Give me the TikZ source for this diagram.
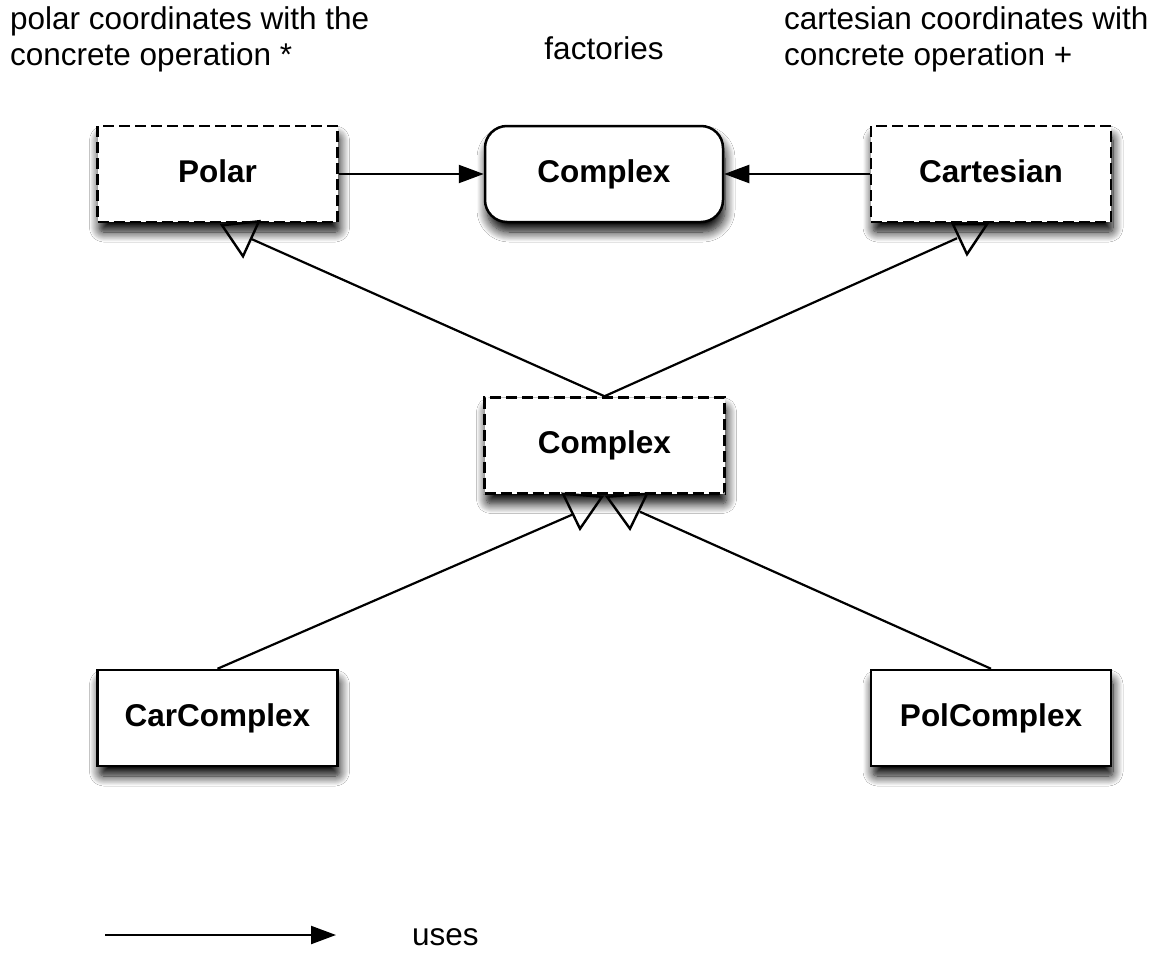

...

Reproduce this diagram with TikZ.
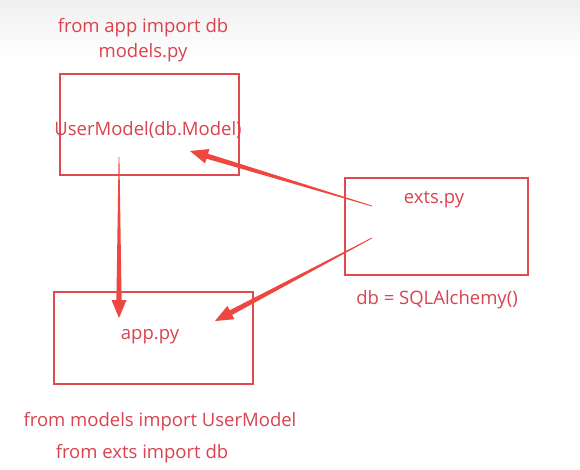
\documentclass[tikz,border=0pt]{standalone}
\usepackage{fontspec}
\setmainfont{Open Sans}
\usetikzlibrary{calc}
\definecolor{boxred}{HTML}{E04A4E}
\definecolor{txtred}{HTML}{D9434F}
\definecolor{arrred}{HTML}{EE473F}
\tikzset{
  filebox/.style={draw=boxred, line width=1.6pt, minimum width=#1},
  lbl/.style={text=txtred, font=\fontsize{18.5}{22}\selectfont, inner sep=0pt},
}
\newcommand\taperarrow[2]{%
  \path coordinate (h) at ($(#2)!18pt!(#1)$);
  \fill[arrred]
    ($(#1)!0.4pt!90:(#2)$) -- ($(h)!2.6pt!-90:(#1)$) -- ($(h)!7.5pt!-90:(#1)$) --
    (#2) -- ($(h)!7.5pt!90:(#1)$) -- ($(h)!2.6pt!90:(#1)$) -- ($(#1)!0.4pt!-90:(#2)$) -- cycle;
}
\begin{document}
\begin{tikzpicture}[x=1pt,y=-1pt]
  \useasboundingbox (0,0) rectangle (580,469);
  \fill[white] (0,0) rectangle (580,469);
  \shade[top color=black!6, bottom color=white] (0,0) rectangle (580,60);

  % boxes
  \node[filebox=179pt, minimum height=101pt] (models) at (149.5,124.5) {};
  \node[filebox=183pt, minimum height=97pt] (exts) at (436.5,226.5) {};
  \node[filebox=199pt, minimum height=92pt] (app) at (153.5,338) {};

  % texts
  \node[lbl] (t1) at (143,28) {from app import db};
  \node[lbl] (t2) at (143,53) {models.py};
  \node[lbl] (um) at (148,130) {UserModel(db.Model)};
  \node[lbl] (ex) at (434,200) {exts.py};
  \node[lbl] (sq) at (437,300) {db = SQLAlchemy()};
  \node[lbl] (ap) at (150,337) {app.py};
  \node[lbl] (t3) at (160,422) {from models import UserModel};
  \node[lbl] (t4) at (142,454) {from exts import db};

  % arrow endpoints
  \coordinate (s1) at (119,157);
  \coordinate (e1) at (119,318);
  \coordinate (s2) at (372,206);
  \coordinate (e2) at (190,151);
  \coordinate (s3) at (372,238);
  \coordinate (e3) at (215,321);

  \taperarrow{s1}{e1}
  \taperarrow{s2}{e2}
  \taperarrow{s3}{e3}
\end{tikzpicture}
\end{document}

** THE TASK **
Exactly reproduce the stretch that starts at the line containing "Reproduce this diagram with TikZ." and ends at the line containing "(0,0) rectangle (580,60);", both ends included; leave any pictures out.

** THE RESPONSE **
Reproduce this diagram with TikZ.
\documentclass[tikz,border=0pt]{standalone}
\usepackage{fontspec}
\setmainfont{Open Sans}
\usetikzlibrary{calc}
\definecolor{boxred}{HTML}{E04A4E}
\definecolor{txtred}{HTML}{D9434F}
\definecolor{arrred}{HTML}{EE473F}
\tikzset{
  filebox/.style={draw=boxred, line width=1.6pt, minimum width=#1},
  lbl/.style={text=txtred, font=\fontsize{18.5}{22}\selectfont, inner sep=0pt},
}
\newcommand\taperarrow[2]{%
  \path coordinate (h) at ($(#2)!18pt!(#1)$);
  \fill[arrred]
    ($(#1)!0.4pt!90:(#2)$) -- ($(h)!2.6pt!-90:(#1)$) -- ($(h)!7.5pt!-90:(#1)$) --
    (#2) -- ($(h)!7.5pt!90:(#1)$) -- ($(h)!2.6pt!90:(#1)$) -- ($(#1)!0.4pt!-90:(#2)$) -- cycle;
}
\begin{document}
\begin{tikzpicture}[x=1pt,y=-1pt]
  \useasboundingbox (0,0) rectangle (580,469);
  \fill[white] (0,0) rectangle (580,469);
  \shade[top color=black!6, bottom color=white] (0,0) rectangle (580,60);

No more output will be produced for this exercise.